Exercise
Go through the material and write it all out exactly, minus the pictures.

Given material
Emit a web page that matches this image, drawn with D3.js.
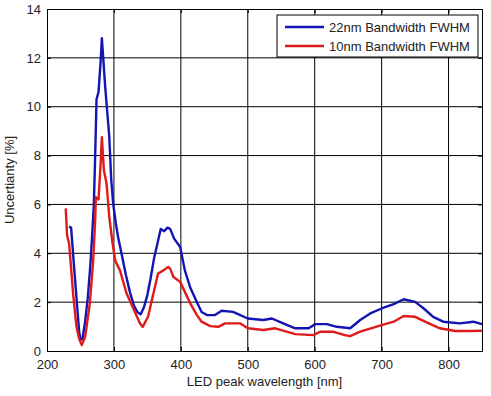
<!DOCTYPE html>
<html>
<head>
<meta charset="utf-8">
<script src="https://cdn.jsdelivr.net/npm/d3@7"></script>
<style>
  body { margin: 0; background: #fff; }
  svg text { font-family: "Liberation Sans", Arial, sans-serif; }
</style>
</head>
<body>
<div id="chart"></div>
<script>
// series: wavelength [nm] and uncertainty [%]
var blueX = [233,236,237,240,244,248,250,253,257,261,265,268,270,272,274,277,280,282,284,287,290,293,296,299,303,306,312,318,324,330,335,340,345,350,355,360,365,370,375,380,384,390,399,406,414,424,431,439,451,461,478,500,523,536,553,571,591,601,618,633,653,668,683,700,718,733,750,763,777,792,817,837,850];
var blueY = [5.1,5.05,4.7,3.6,2.2,0.8,0.45,0.5,1.2,2.2,3.6,5.0,6.0,8.0,10.3,10.6,11.8,12.8,12.0,10.8,9.8,8.8,7.0,6.0,5.2,4.7,3.9,3.1,2.4,1.85,1.6,1.5,1.8,2.3,3.0,3.8,4.4,5.0,4.9,5.05,5.0,4.6,4.26,3.3,2.6,2.0,1.6,1.47,1.47,1.65,1.6,1.33,1.27,1.33,1.13,0.93,0.93,1.1,1.1,0.99,0.93,1.27,1.54,1.74,1.92,2.12,2.01,1.74,1.4,1.2,1.13,1.2,1.1];

var redX = [228,230,233,236,239,244,248,252,257,264,269,272,273,277,280,282,285,289,293,298,302,309,319,329,339,343,351,359,366,374,381,384,389,399,406,414,424,431,444,456,466,489,500,523,541,571,598,608,627,645,653,668,700,718,733,750,765,787,810,832,850];
var redY = [5.84,4.73,4.4,3.4,2.35,1.0,0.5,0.24,0.58,1.95,3.7,5.35,6.3,6.2,7.6,8.75,7.4,6.85,5.5,4.4,3.7,3.3,2.35,1.74,1.13,0.99,1.4,2.35,3.17,3.3,3.44,3.37,3.03,2.83,2.42,1.95,1.47,1.2,1.02,0.99,1.13,1.13,0.93,0.86,0.93,0.69,0.65,0.79,0.79,0.65,0.61,0.79,1.06,1.2,1.43,1.4,1.2,0.93,0.82,0.82,0.83];

var xTicks = [200,300,400,500,600,700,800];
var yTicks = [0,2,4,6,8,10,12,14];
var seriesNames = ["22nm Bandwidth FWHM", "10nm Bandwidth FWHM"];
var seriesColors = ["#1414b4", "#e01a1a"];

// set the dimensions and margins of the graph
var margin = {top: 9, right: 9, bottom: 45, left: 47},
    width = 491 - margin.left - margin.right,
    height = 396 - margin.top - margin.bottom;

var svg = d3.select("#chart")
  .append("svg")
    .attr("width", 491)
    .attr("height", 396)
  .append("g")
    .attr("transform", "translate(" + margin.left + "," + margin.top + ")");

var x = d3.scaleLinear().domain([200, 850]).range([0, width]);
var y = d3.scaleLinear().domain([0, 14]).range([height, 0]);

// grid
svg.append("g").selectAll("line.gx")
  .data(xTicks.slice(1))
  .enter().append("line")
    .attr("x1", function(d) { return x(d); })
    .attr("x2", function(d) { return x(d); })
    .attr("y1", 0).attr("y2", height)
    .attr("stroke", "#000").attr("stroke-width", 1);
svg.append("g").selectAll("line.gy")
  .data(yTicks.slice(1, -1))
  .enter().append("line")
    .attr("x1", 0).attr("x2", width)
    .attr("y1", function(d) { return y(d); })
    .attr("y2", function(d) { return y(d); })
    .attr("stroke", "#000").attr("stroke-width", 1);

// axes with inward ticks
var xAxis = svg.append("g")
  .attr("transform", "translate(0," + height + ")")
  .call(d3.axisBottom(x).tickValues(xTicks).tickSize(-4).tickPadding(9));
var xTop = svg.append("g")
  .call(d3.axisTop(x).tickValues(xTicks).tickSize(-4).tickFormat(""));
var yAxis = svg.append("g")
  .call(d3.axisLeft(y).tickValues(yTicks).tickSize(-4).tickPadding(6));
var yRight = svg.append("g")
  .attr("transform", "translate(" + width + ",0)")
  .call(d3.axisRight(y).tickValues(yTicks).tickSize(-4).tickFormat(""));

[xAxis, xTop, yAxis, yRight].forEach(function(g) {
  g.select(".domain").attr("stroke", "#000").attr("stroke-width", 1);
  g.selectAll(".tick line").attr("stroke", "#000");
  g.selectAll("text").attr("font-size", 13).attr("fill", "#222")
    .style("font-family", "'Liberation Sans', Arial, sans-serif");
});

// lines
var line = d3.line()
  .x(function(d) { return x(d[0]); })
  .y(function(d) { return y(d[1]); });

var blueData = blueX.map(function(v, i) { return [v, blueY[i]]; });
var redData = redX.map(function(v, i) { return [v, redY[i]]; });

svg.append("path")
  .datum(blueData)
  .attr("d", line)
  .attr("fill", "none")
  .attr("stroke", seriesColors[0])
  .attr("stroke-width", 2.4)
  .attr("stroke-linejoin", "round");
svg.append("path")
  .datum(redData)
  .attr("d", line)
  .attr("fill", "none")
  .attr("stroke", seriesColors[1])
  .attr("stroke-width", 2.4)
  .attr("stroke-linejoin", "round");

// axis labels
svg.append("text")
  .attr("x", width / 2)
  .attr("y", height + 35)
  .attr("text-anchor", "middle")
  .attr("font-size", 13)
  .attr("fill", "#222")
  .text("LED peak wavelength [nm]");
svg.append("text")
  .attr("transform", "translate(" + (-33) + "," + (height / 2) + ") rotate(-90)")
  .attr("text-anchor", "middle")
  .attr("font-size", 13)
  .attr("fill", "#222")
  .text("Uncertianty [%]");

// legend
var legend = svg.append("g")
  .attr("transform", "translate(" + (277 - margin.left) + "," + (15 - margin.top) + ")");
legend.append("rect")
  .attr("width", 201).attr("height", 42)
  .attr("fill", "#fff").attr("stroke", "#000").attr("stroke-width", 1);
seriesNames.forEach(function(name, i) {
  legend.append("line")
    .attr("x1", 8).attr("x2", 47)
    .attr("y1", 12 + i * 19).attr("y2", 12 + i * 19)
    .attr("stroke", seriesColors[i]).attr("stroke-width", 2.6);
  legend.append("text")
    .attr("x", 52).attr("y", 12 + i * 19)
    .attr("dy", "0.35em")
    .attr("font-size", 13)
    .attr("fill", "#222")
    .text(name);
});
</script>
</body>
</html>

Answer in full
Emit a web page that matches this image, drawn with D3.js.
<!DOCTYPE html>
<html>
<head>
<meta charset="utf-8">
<script src="https://cdn.jsdelivr.net/npm/d3@7"></script>
<style>
  body { margin: 0; background: #fff; }
  svg text { font-family: "Liberation Sans", Arial, sans-serif; }
</style>
</head>
<body>
<div id="chart"></div>
<script>
// series: wavelength [nm] and uncertainty [%]
var blueX = [233,236,237,240,244,248,250,253,257,261,265,268,270,272,274,277,280,282,284,287,290,293,296,299,303,306,312,318,324,330,335,340,345,350,355,360,365,370,375,380,384,390,399,406,414,424,431,439,451,461,478,500,523,536,553,571,591,601,618,633,653,668,683,700,718,733,750,763,777,792,817,837,850];
var blueY = [5.1,5.05,4.7,3.6,2.2,0.8,0.45,0.5,1.2,2.2,3.6,5.0,6.0,8.0,10.3,10.6,11.8,12.8,12.0,10.8,9.8,8.8,7.0,6.0,5.2,4.7,3.9,3.1,2.4,1.85,1.6,1.5,1.8,2.3,3.0,3.8,4.4,5.0,4.9,5.05,5.0,4.6,4.26,3.3,2.6,2.0,1.6,1.47,1.47,1.65,1.6,1.33,1.27,1.33,1.13,0.93,0.93,1.1,1.1,0.99,0.93,1.27,1.54,1.74,1.92,2.12,2.01,1.74,1.4,1.2,1.13,1.2,1.1];

var redX = [228,230,233,236,239,244,248,252,257,264,269,272,273,277,280,282,285,289,293,298,302,309,319,329,339,343,351,359,366,374,381,384,389,399,406,414,424,431,444,456,466,489,500,523,541,571,598,608,627,645,653,668,700,718,733,750,765,787,810,832,850];
var redY = [5.84,4.73,4.4,3.4,2.35,1.0,0.5,0.24,0.58,1.95,3.7,5.35,6.3,6.2,7.6,8.75,7.4,6.85,5.5,4.4,3.7,3.3,2.35,1.74,1.13,0.99,1.4,2.35,3.17,3.3,3.44,3.37,3.03,2.83,2.42,1.95,1.47,1.2,1.02,0.99,1.13,1.13,0.93,0.86,0.93,0.69,0.65,0.79,0.79,0.65,0.61,0.79,1.06,1.2,1.43,1.4,1.2,0.93,0.82,0.82,0.83];

var xTicks = [200,300,400,500,600,700,800];
var yTicks = [0,2,4,6,8,10,12,14];
var seriesNames = ["22nm Bandwidth FWHM", "10nm Bandwidth FWHM"];
var seriesColors = ["#1414b4", "#e01a1a"];

// set the dimensions and margins of the graph
var margin = {top: 9, right: 9, bottom: 45, left: 47},
    width = 491 - margin.left - margin.right,
    height = 396 - margin.top - margin.bottom;

var svg = d3.select("#chart")
  .append("svg")
    .attr("width", 491)
    .attr("height", 396)
  .append("g")
    .attr("transform", "translate(" + margin.left + "," + margin.top + ")");

var x = d3.scaleLinear().domain([200, 850]).range([0, width]);
var y = d3.scaleLinear().domain([0, 14]).range([height, 0]);

// grid
svg.append("g").selectAll("line.gx")
  .data(xTicks.slice(1))
  .enter().append("line")
    .attr("x1", function(d) { return x(d); })
    .attr("x2", function(d) { return x(d); })
    .attr("y1", 0).attr("y2", height)
    .attr("stroke", "#000").attr("stroke-width", 1);
svg.append("g").selectAll("line.gy")
  .data(yTicks.slice(1, -1))
  .enter().append("line")
    .attr("x1", 0).attr("x2", width)
    .attr("y1", function(d) { return y(d); })
    .attr("y2", function(d) { return y(d); })
    .attr("stroke", "#000").attr("stroke-width", 1);

// axes with inward ticks
var xAxis = svg.append("g")
  .attr("transform", "translate(0," + height + ")")
  .call(d3.axisBottom(x).tickValues(xTicks).tickSize(-4).tickPadding(9));
var xTop = svg.append("g")
  .call(d3.axisTop(x).tickValues(xTicks).tickSize(-4).tickFormat(""));
var yAxis = svg.append("g")
  .call(d3.axisLeft(y).tickValues(yTicks).tickSize(-4).tickPadding(6));
var yRight = svg.append("g")
  .attr("transform", "translate(" + width + ",0)")
  .call(d3.axisRight(y).tickValues(yTicks).tickSize(-4).tickFormat(""));

[xAxis, xTop, yAxis, yRight].forEach(function(g) {
  g.select(".domain").attr("stroke", "#000").attr("stroke-width", 1);
  g.selectAll(".tick line").attr("stroke", "#000");
  g.selectAll("text").attr("font-size", 13).attr("fill", "#222")
    .style("font-family", "'Liberation Sans', Arial, sans-serif");
});

// lines
var line = d3.line()
  .x(function(d) { return x(d[0]); })
  .y(function(d) { return y(d[1]); });

var blueData = blueX.map(function(v, i) { return [v, blueY[i]]; });
var redData = redX.map(function(v, i) { return [v, redY[i]]; });

svg.append("path")
  .datum(blueData)
  .attr("d", line)
  .attr("fill", "none")
  .attr("stroke", seriesColors[0])
  .attr("stroke-width", 2.4)
  .attr("stroke-linejoin", "round");
svg.append("path")
  .datum(redData)
  .attr("d", line)
  .attr("fill", "none")
  .attr("stroke", seriesColors[1])
  .attr("stroke-width", 2.4)
  .attr("stroke-linejoin", "round");

// axis labels
svg.append("text")
  .attr("x", width / 2)
  .attr("y", height + 35)
  .attr("text-anchor", "middle")
  .attr("font-size", 13)
  .attr("fill", "#222")
  .text("LED peak wavelength [nm]");
svg.append("text")
  .attr("transform", "translate(" + (-33) + "," + (height / 2) + ") rotate(-90)")
  .attr("text-anchor", "middle")
  .attr("font-size", 13)
  .attr("fill", "#222")
  .text("Uncertianty [%]");

// legend
var legend = svg.append("g")
  .attr("transform", "translate(" + (277 - margin.left) + "," + (15 - margin.top) + ")");
legend.append("rect")
  .attr("width", 201).attr("height", 42)
  .attr("fill", "#fff").attr("stroke", "#000").attr("stroke-width", 1);
seriesNames.forEach(function(name, i) {
  legend.append("line")
    .attr("x1", 8).attr("x2", 47)
    .attr("y1", 12 + i * 19).attr("y2", 12 + i * 19)
    .attr("stroke", seriesColors[i]).attr("stroke-width", 2.6);
  legend.append("text")
    .attr("x", 52).attr("y", 12 + i * 19)
    .attr("dy", "0.35em")
    .attr("font-size", 13)
    .attr("fill", "#222")
    .text(name);
});
</script>
</body>
</html>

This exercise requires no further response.